The Reverend Henry Ward Beecher, pastor of Plymouth Church in Brooklyn Heights, preached a different sort of sexual emancipation. Driven by his need for adulation and crude physical lusts, Beecher blurred the identify between revealed Christianity and a vague adherence to the teaching and example of Christ in a self-indulgent, flabby theology he called the Gospel of Love.

Immensely popular among the elite, Beecher had a string of affairs with female parishioners and other women. On October 10, 1868, he seduced Elizabeth Tilton, the wife of Theodore Tilton, a journalist and one of his parishioners. Mrs. Tilton confessed to her husband. Tilton, who had been one of Beecher’s friends, threatened to expose Beecher.

Goldsmith confirms that there was a cover-up, largely because Plymouth Church had been financed by bonds depending on the collection plate for their repayment. Beecher was the box office draw. If he were driven from the pulpit, the men who had bought the bonds stood to lose their money. But the Beecher-Tilton affair, too, became an open secret. Many feminists who corresponded with Vickie wrote about it, often from personal knowledge of one or more of the participants.

beecher_hwBecause Beecher had practiced free love without admitting it, Vickie outed him as an adulterer and lecher, right on the front page of Woodhull & Claflin’s Weekly for November 12, 1872. She described what Beecher and Mrs. Tilton had done, reprinting letters from Mrs. Stanton and other feminists to support her claims. Beecher did not sue for defamation. But Anthony Comstock charged Vickie and Tennie with obscenity, namely, for using the phrase “red trophy of her virginity,” a quotation from the Book of Deuteronomy. The sisters would be repeatedly arrested and jailed for months.

According to Goldsmith, Comstock (the self-proclaimed “Roundsman for the Lord”) was an obsessive masturbator. His sexual guilt drove him to a lifelong pursuit of pornography, dirty playing cards, and the whole gamut of sexual devices, appliances, and toys. Amid the splendors of the Gilded Age, Comstock saw only dirty pictures. He was a little too enthusiastic about showing off his porn collection; a little too proud of the badge and gun a craven Congress permitted him to carry as a special postal agent.

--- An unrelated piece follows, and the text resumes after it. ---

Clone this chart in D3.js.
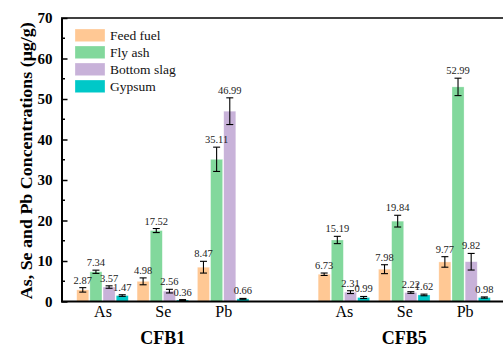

Against so inexorable a force, what could Vickie do but to retain William F. Howe, the late nineteenth century’s sleazy lawyer par excellence. Howe usually represented murderers, thieves, fences, pimps, and whores. He could persuade juries that a defendant’s trigger finger had slipped not once, but six times. He found Anthony Comstock child’s play. On the day of his summation, Howe demanded to know if Deuteronomy and Fielding were obscene, asked why the court had not issued an order to seize the works of Smollet and Byron, and won over the jury with a fine, roaring speech: “O Liberty, where are thy defenders?…Must it be as the poet says: ‘Truth forever on the scaffold,/ Wrong forever on the throne?'”

In 1877, Vickie and Tennie went to London. After a friendly discussion about Cornelius Vanderbilt’s personal life with William Henry Vanderbilt, the late Commodore’s son, a small fortune had been placed at their disposal provided they left the country. Vickie married John Biddulph Martin, an English banker, and spent the rest of her life striving for a respectability she could not win.

But Tennie had a grand time. In 1884, she met a wealthy widower, Sir Francis Cook, told him the spirit of his dead wife had advised her to marry him, and did. Lady Cook (who, upon her husband’s ennoblement by the King of Portugal, also became known as the Vizcondesa da Montserrat) entertained lavishly throughout a loving, happy marriage. She remained beautiful, witty, charming, and open until her death in 1923.

Vickie joined her among the spirits in 1927. In a niche of her library, where she died, was a shrine to Nike. Being Vickie, she sometimes murmured that in another life she too had been the winged goddess of victory.